Память и мышление | страница 9
Через всю философию XVII-XVIII вв. проходит знаменитый спор рационалистов и эмпириков. Этот спор наталкивал на проблему отношения между памятью и научным мышлением или разумом. Но, не умея применять диалектику к процессу развития познания, философия обычно впадала в дуализм, который тщетно пытались преодолеть. Гоббс писал: «Есть два рода знания: одно — не что иное, как ощущение или знание первичное (original) и воспоминание о нем; другое называется наукой или знанием истины предложений и производится от разума. Но оба вида знания суть опыт: первое является благодаря воздействию на нас внешних предметов; опыт второго рода получается вследствие употребления названий. А так как всякий опыт есть только память, то и всякое знание (в конце концов) является памятью». «Существует знание двух видов: знание фактов и знание следствия одного утверждения на основании другого. Первое — не что иное, как ощущение и память и есть абсолютное знание. Последнее называется наукой, и оно условно»[ 19 ]. Аналогичный дуализм характерен и для рационалистов: стоит вспомнить только «память фактов» и «познание причин» Лейбница. Была лишь иная, противоположная расценка: эмпирическое знание, основанное на памяти, не считалось абсолютным знанием, таковым признавалось лишь познание разумом необходимых и вечных истин. Спор переносился скорее в плоскость сравнительной оценки памяти-опыта и разума-науки, нежели в плоскость преодоления этого дуализма.

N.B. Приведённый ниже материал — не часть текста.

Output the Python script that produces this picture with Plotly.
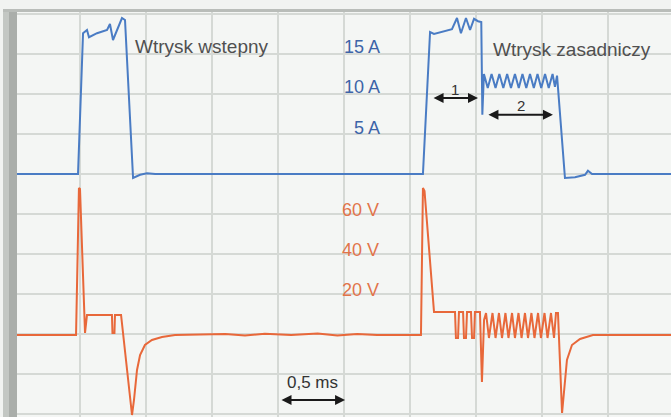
import plotly.graph_objects as go

# ---- data (time in ms) ----
current_time = [0.02, 0.485, 0.523, 0.553, 0.568, 0.629, 0.705, 0.727, 0.750, 0.780, 0.818, 0.841,
                0.902, 0.955, 1.008, 1.07, 3.098, 3.152, 3.182, 3.318, 3.356, 3.386, 3.424, 3.455,
                3.485, 3.515, 3.540, 3.548, 3.560, 3.589, 3.618, 3.648, 3.677, 3.707, 3.736, 3.765,
                3.795, 3.824, 3.852, 3.881, 3.909, 3.938, 3.966, 3.994, 4.023, 4.051, 4.080, 4.098,
                4.114, 4.174, 4.25, 4.326, 4.348, 4.379, 4.98]
current_amps = [0, 0, 17.6, 18.0, 17.1, 17.6, 18.0, 18.75, 16.75, 18.0, 19.5, 19.25,
                -0.5, -0.1, 0.1, 0, 0, 17.75, 17.5, 18.1, 19.5, 17.6, 19.5, 18.0,
                19.4, 19.1, 19.0, 7.4, 12.5, 10.75, 12.5, 10.75, 12.5, 10.75, 12.5, 10.75,
                12.5, 10.75, 12.5, 10.75, 12.5, 10.75, 12.5, 10.75, 12.5, 10.75, 12.5, 10.9,
                12.3, -0.5, -0.4, -0.1, 0.4, 0, 0]

voltage_time = [0.02, 0.470, 0.492, 0.500, 0.538, 0.553, 0.742, 0.746, 0.761, 0.765, 0.811,
                0.894, 0.909, 0.932, 0.955, 0.992, 1.045, 1.121, 1.22, 1.6, 1.75, 1.9, 2.1,
                2.3, 2.45, 2.6, 2.75, 3.083, 3.098, 3.110, 3.182, 3.341, 3.348, 3.364, 3.371,
                3.402, 3.409, 3.424, 3.432, 3.462, 3.470, 3.485, 3.492, 3.530, 3.545, 3.561,
                3.576, 3.598, 3.625, 3.648, 3.674, 3.697, 3.723, 3.746, 3.773, 3.795, 3.822,
                3.845, 3.871, 3.894, 3.920, 3.943, 3.970, 3.992, 4.019, 4.042, 4.068, 4.091,
                4.106, 4.121, 4.152, 4.174, 4.189, 4.227, 4.288, 4.386, 4.98]
voltage_volts = [0, 0, 73.5, 73, 1, 10, 10, 1, 1, 10, 10,
                 -40, -32.5, -17.5, -10, -5, -2.5, -1, 0, 0.5, -0.3, 0.6, 0,
                 0.7, -0.2, 0.5, 0, 0, 73.5, 72, 11.5, 11.5, -1.5, -1.5, 11.5,
                 11.5, -1.5, -1.5, 11.5, 11.5, -1.5, -1.5, 11.5, 11.5, -23.5, 7.5,
                 11, -1.5, 11, -1.5, 11, -1.5, 11, -1.5, 11, -1.5, 11,
                 -1.5, 11, -1.5, 11, -1.5, 11, -1.5, 11, -1.5, 11, -1.5,
                 11, 11, -39, -25, -12.5, -5, -2, 0, 0]

current_labels = ["15 A", "10 A", "5 A"]
current_label_values = [15.9, 10.9, 5.75]
voltage_labels = ["60 V", "40 V", "20 V"]
voltage_label_values = [62.5, 42.5, 22.5]

BLUE = "#4a7cc4"
ORANGE = "#e8683a"
W, H = 671, 417
ML, MT = 17, 12
PW, PH = W - ML, H - MT
FONT = "Liberation Sans, Arial, sans-serif"

fig = go.Figure()
fig.add_trace(go.Scatter(x=current_time, y=current_amps, mode="lines",
                         line=dict(color=BLUE, width=2), yaxis="y", hoverinfo="skip"))
fig.add_trace(go.Scatter(x=voltage_time, y=voltage_volts, mode="lines",
                         line=dict(color=ORANGE, width=2), yaxis="y2", hoverinfo="skip"))

ann = []
font_main = dict(family=FONT, size=19, color="#505050")
ann.append(dict(x=0.902, y=15.9, xref="x", yref="y", text="Wtrysk wstepny", showarrow=False,
                xanchor="left", yanchor="middle", font=font_main))
ann.append(dict(x=3.61, y=15.6, xref="x", yref="y", text="Wtrysk zasadniczy", showarrow=False,
                xanchor="left", yanchor="middle", font=font_main))
for txt, v in zip(current_labels, current_label_values):
    ann.append(dict(x=2.79, y=v, xref="x", yref="y", text=txt, showarrow=False,
                    xanchor="right", yanchor="middle",
                    font=dict(family=FONT, size=18, color="#3d64a8")))
for txt, v in zip(voltage_labels, voltage_label_values):
    ann.append(dict(x=2.78, y=v, xref="x", yref="y2", text=txt, showarrow=False,
                    xanchor="right", yanchor="middle",
                    font=dict(family=FONT, size=18, color="#e2744a")))

def dbl_arrow(x0, x1, y):
    return dict(x=x1, y=y, ax=x0, ay=y, xref="x", yref="y", axref="x", ayref="y",
                showarrow=True, arrowhead=2, startarrowhead=2, arrowside="end+start",
                arrowsize=1, startarrowsize=1, arrowwidth=2, arrowcolor="#1a1a1a", text="")

ann.append(dbl_arrow(3.167, 3.515, 9.5))
ann.append(dict(x=3.341, y=10.6, xref="x", yref="y", text="1", showarrow=False,
                font=dict(family=FONT, size=15, color="#333")))
ann.append(dbl_arrow(3.583, 4.083, 7.4))
ann.append(dict(x=3.841, y=8.6, xref="x", yref="y", text="2", showarrow=False,
                font=dict(family=FONT, size=15, color="#333")))
ann.append(dbl_arrow(2.015, 2.508, -28.25))
ann.append(dict(x=2.265, y=-26.1, xref="x", yref="y", text="0,5 ms", showarrow=False,
                font=dict(family=FONT, size=17, color="#333")))

shapes = [
    dict(type="rect", xref="paper", yref="paper", x0=-14 / PW, x1=-8 / PW, y0=-0.1, y1=1 + 2 / PH,
         fillcolor="#c3c7c3", line=dict(width=0), layer="above"),
    dict(type="rect", xref="paper", yref="paper", x0=-8 / PW, x1=0, y0=-0.1, y1=1 + 2 / PH,
         fillcolor="#aaaeaa", line=dict(width=0), layer="above"),
    dict(type="rect", xref="paper", yref="paper", x0=-14 / PW, x1=1.01, y0=1 + 0 / PH, y1=1 + 3 / PH,
         fillcolor="#b9bdb9", line=dict(width=0), layer="above"),
]

fig.update_layout(
    width=W, height=H,
    margin=dict(l=ML, r=0, t=MT, b=0),
    paper_bgcolor="#f1f3f1",
    plot_bgcolor="#f4f6f4",
    showlegend=False,
    xaxis=dict(range=[(ML - 14) / 132, (W - 14) / 132], dtick=0.5, tick0=0, showgrid=True,
               gridcolor="#d5d9d5", gridwidth=2, zeroline=False, showticklabels=False,
               ticks="", showline=False, fixedrange=True),
    yaxis=dict(range=[-30.375, 20.25], dtick=5, tick0=0, showgrid=True, gridcolor="#d5d9d5",
               gridwidth=2, zeroline=False, showticklabels=False, ticks="", showline=False),
    yaxis2=dict(range=[-41, 161.5], overlaying="y", visible=False, showgrid=False, zeroline=False),
    annotations=ann,
    shapes=shapes,
)

fig.write_html("out.html", config={"displayModeBar": False},
               post_script="document.body.style.margin='0';document.body.style.overflow='hidden';")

Те попытки преодоления, которые делались, были немногочисленными и слабыми. С интересующей нас в данной книге точки зрения суть их можно формулировать примерно так: память присуща и животным, разум и наука — только человеку; значит, для объяснения последних надо искать причину, которая, так сказать, была бы специфична как раз для человека. Идеалисты пользовались этим, чтобы наводнить свои трактаты поповщиной — ссылками на бога, божественное откровение и т. п. Материалисты, как это мы видим на примере Ламеттри, апеллировали к социальному общению, воспитанию и т. п. Но это выглядело скорее как обращение к внешним причинам, нежели как попытка понять внутреннюю связь между памятью и научным мышлением с точки зрения процесса развития познания. Гоббс апеллировал к речи, но это выходило у него скорее не возвышением, подъемом, но падением, ибо ощущение и память у него — абсолютное знание, а наука — знание условное. Бесспорно, эти апелляции тогдашнего материализма к социальному общению и речи заслуживают огромного внимания со стороны исследователя проблемы отношения между памятью и мышлением, но все же этот материализм, именно потому, что он был еще метафизическим, механистическим материализмом, эту проблему разрешить не сумел. Ему не хватало диалектики.